Forgive the awkward title but I was attempting to build in
some nominal continuity with previous posts on issues economical (Don’cha just
love The Pirates of Penzance? ...but
I digress.) If you are a resident of The
People’s Republic of Kalifornia you should be aware that this past week the
servant of the people (Wait, do I have that backwards? Oh, well.) i.e., the
four-term Governor Interruptus, Jerry “Moonbeam” Brown, signed into law a new
minimum wage statute that requires the current mandated wage of $10.00 per hour
be escalated (elevators make me feel claustrophobic so I prefer the escalator…
watch your toes) to $15.00 per hour by 2022.
Oh there is a provision to protect the small (less than twenty-five) employer
by extending the schedule to 2023. Thank
you, your munificence!
“Hooray, “you say, “finally a champion steps forward to ease
the suffering of the people. Surely now
the gap between super rich and miserable poor will start to close. Huzzah!”
Well, my feeble brained protégés,
not quite. A caveat, I do not hold
myself out as an economist, although I was required to complete three courses
in the dismal science (emphasis: complete
…there is no assumption of mastery) to earn my business degree. But the experience did arm me with enough
argot that if I can’t dazzle you with my brilliance, I will at least baffle you
with my bullshit. So much for my bona fides, now back to the matter at
hand.
Please recall from earlier postings that Economics is the
study of human behavior in an environment of scarce resources. As with many terms, “scarce resources”

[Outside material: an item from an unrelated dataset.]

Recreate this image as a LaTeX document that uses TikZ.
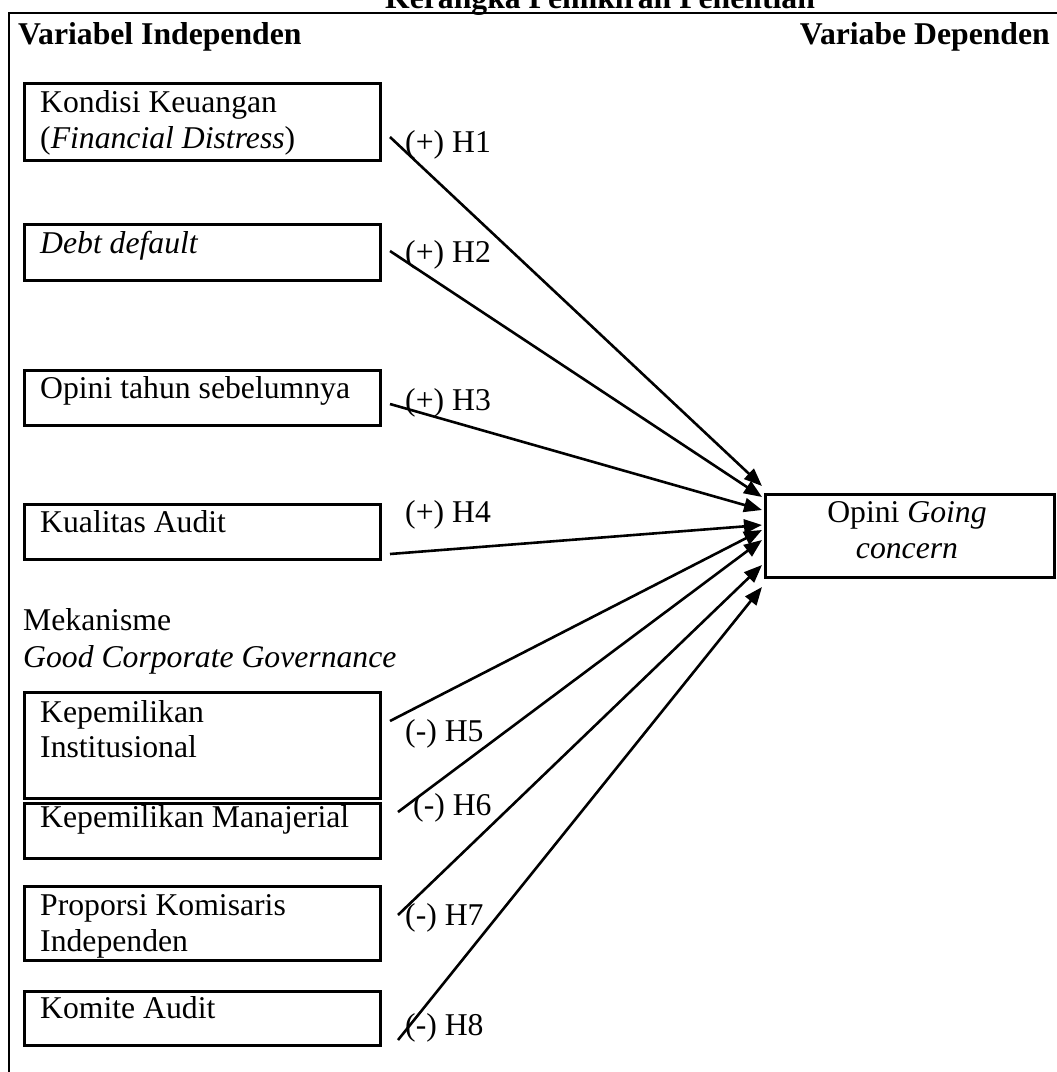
\documentclass[tikz,border=0pt]{standalone}
\usepackage{fontspec}
\setmainfont{Liberation Serif}
\usetikzlibrary{arrows.meta}
\begin{document}
\begin{tikzpicture}[x=1pt,y=-1pt,
  font=\fontsize{31.7pt}{36pt}\selectfont,
  box/.style={draw, line width=2.5pt, minimum width=356pt, anchor=north west, inner sep=0pt},
  txt/.style={anchor=base west, inner sep=0pt},
  arr/.style={line width=2.6pt, -{Triangle[length=18pt,width=14pt]}},
  frame/.style={line width=2.8pt}
  ]
\useasboundingbox (0,0) rectangle (1057,1072);
% frame
\draw[frame] (9,1080) -- (9,13) -- (1065,13);
% headings
\node[anchor=base, inner sep=0pt, font=\fontsize{31.7pt}{36pt}\selectfont\bfseries] (title) at (600,8) {Kerangka Pemikiran Penelitian};
\node[txt, font=\fontsize{31.7pt}{36pt}\selectfont\bfseries] (hind) at (18,44) {Variabel Independen};
\node[anchor=base east, inner sep=0pt, font=\fontsize{31.7pt}{36pt}\selectfont\bfseries] (hdep) at (1050,44) {Variabe Dependen};
% boxes
\node[box, minimum height=77pt] (b1) at (23,82) {};
\node[box, minimum height=56pt] (b2) at (23,223) {};
\node[box, minimum height=55pt] (b3) at (23,369) {};
\node[box, minimum height=55pt] (b4) at (23,503) {};
\node[box, minimum height=106pt] (b5) at (23,691) {};
\node[box, minimum height=55pt] (b6) at (23,802) {};
\node[box, minimum height=74pt] (b7) at (23,885) {};
\node[box, minimum height=54pt] (b8) at (23,990) {};
\node[box, minimum width=289pt, minimum height=83pt] (target) at (764,493) {};
% box texts
\node[txt] (t1a) at (40,112) {Kondisi Keuangan};
\node[txt] (t1b) at (40,148) {(\textit{Financial Distress})};
\node[txt] (t2) at (40,253) {\textit{Debt default}};
\node[txt] (t3) at (40,398) {Opini tahun sebelumnya};
\node[txt] (t4) at (40,532) {Kualitas Audit};
\node[txt] (m1) at (23,630) {Mekanisme};
\node[txt] (m2) at (23,667) {\textit{Good Corporate Governance}};
\node[txt] (t5a) at (40,722) {Kepemilikan};
\node[txt] (t5b) at (40,757) {Institusional};
\node[txt] (t6) at (40,827) {Kepemilikan Manajerial};
\node[txt] (t7a) at (40,915) {Proporsi Komisaris};
\node[txt] (t7b) at (40,951) {Independen};
\node[txt] (t8) at (40,1018) {Komite Audit};
\node[anchor=base, inner sep=0pt] (ta) at (907,522) {Opini \textit{Going}};
\node[anchor=base, inner sep=0pt] (tb) at (907,558) {\textit{concern}};
% arrow labels
\node[txt] (h1) at (405,152) {(+) H1};
\node[txt] (h2) at (405,262) {(+) H2};
\node[txt] (h3) at (405,410) {(+) H3};
\node[txt] (h4) at (405,522) {(+) H4};
\node[txt] (h5) at (405,741) {(-) H5};
\node[txt] (h6) at (413,815) {(-) H6};
\node[txt] (h7) at (405,925) {(-) H7};
\node[txt] (h8) at (405,1035) {(-) H8};
% arrow ends
\coordinate (s1) at (390,137);  \coordinate (e1) at (762,486);
\coordinate (s2) at (390,251);  \coordinate (e2) at (762,497);
\coordinate (s3) at (390,404);  \coordinate (e3) at (762,510);
\coordinate (s4) at (390,554);  \coordinate (e4) at (762,525);
\coordinate (s5) at (390,721);  \coordinate (e5) at (762,530);
\coordinate (s6) at (398,812);  \coordinate (e6) at (762,540);
\coordinate (s7) at (398,915);  \coordinate (e7) at (762,565);
\coordinate (s8) at (398,1040); \coordinate (e8) at (762,587);
\foreach \i in {1,...,8} {\draw[arr] (s\i) -- (e\i);}
\end{tikzpicture}
\end{document}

differs in meaning for scholastic economists than it does for your average
cafeteria worker. For the hair net set,
scarce means hard to locate or acquire.
In the world of John Maynard Keynes et al, it means of finite supply, no
matter how large that supply might be.
So right there we underscore one of the challenges of applying economic
theory to everyday life; economists make up their own definitions for words
with which we are intimately familiar.
Keep this economist’s notion of scarcity in mind as we
proceed with the discussion of the merits of an increase in the minimum wage,
or the existence of government mandated wage levels at all. The hair pulling populace lament the growth
of the lower (income) class (Honestly, isn’t America, after all is said and
done, at its heart, a classless society?
Yeah, I had to kind of chuckle while I wrote that too.) and the demise
of the middle class. No one ever
quantifies those numbers with any gusto.
But I have read essays that proffer more people have migrated from the
ranks of the middle income to the upper income than have fallen from the middle
to the lower. Rather conveniently, I
cannot recall the resource from which I gleaned this tidbit: But in absentia
does reinforce the aforementioned notion of resource scarcity.
The labor unit, i.e. worker, i.e. you, are a finite
resource. There are only so many of you (hey, don’t count me in that number, I
finagled my talents into an early retirement) to go around when it comes to
filling job openings. Here it is, the
dreaded discussion of supply and demand:
If demand (work to be done) exceeds supply (appropriately skilled
workers), the price of labor (wages) goes up naturally. If an artificial floor is established by
government, no matter the dollar amount, the mandated wage is still the bottom
rung on the ladder (Oh, okay Dale, the whole ladder thing makes sense now) and
eventually the system will adjust to the new calibration and $15.00/hr. tomorrow
will buy what $10.00/hr. bought today. Get it?
The value of any commodity (resource) will naturally set itself at the
right price vis-à-vis the rest of the
market. The hamburger flipper will be
earning 50% more that he did before Gov. Jerry worked his magic, but the price
of the hamburger will eventually go up that much as well. So will rent, car payments, beer… and so
there you are, washing dishes on the bottom rung of the economic ladder, making
$15.00/hr., if your job was not eliminated because it is now more practical for your former employer to
buy a new-fangled dish washing machine.
It is all interconnected, that’s why I like to think of
myself as the holistic economist-lite. In addition to this simplistic
illustration of the effect wage increases on product prices there are other
things to consider: Price elasticity, capital availability, economic vs.
financial profit, mustard (don’t get me started on the great mustard vs. catsup
debate of 1887). You can now see how
valuable proprietary argot can be in shutting down an argument.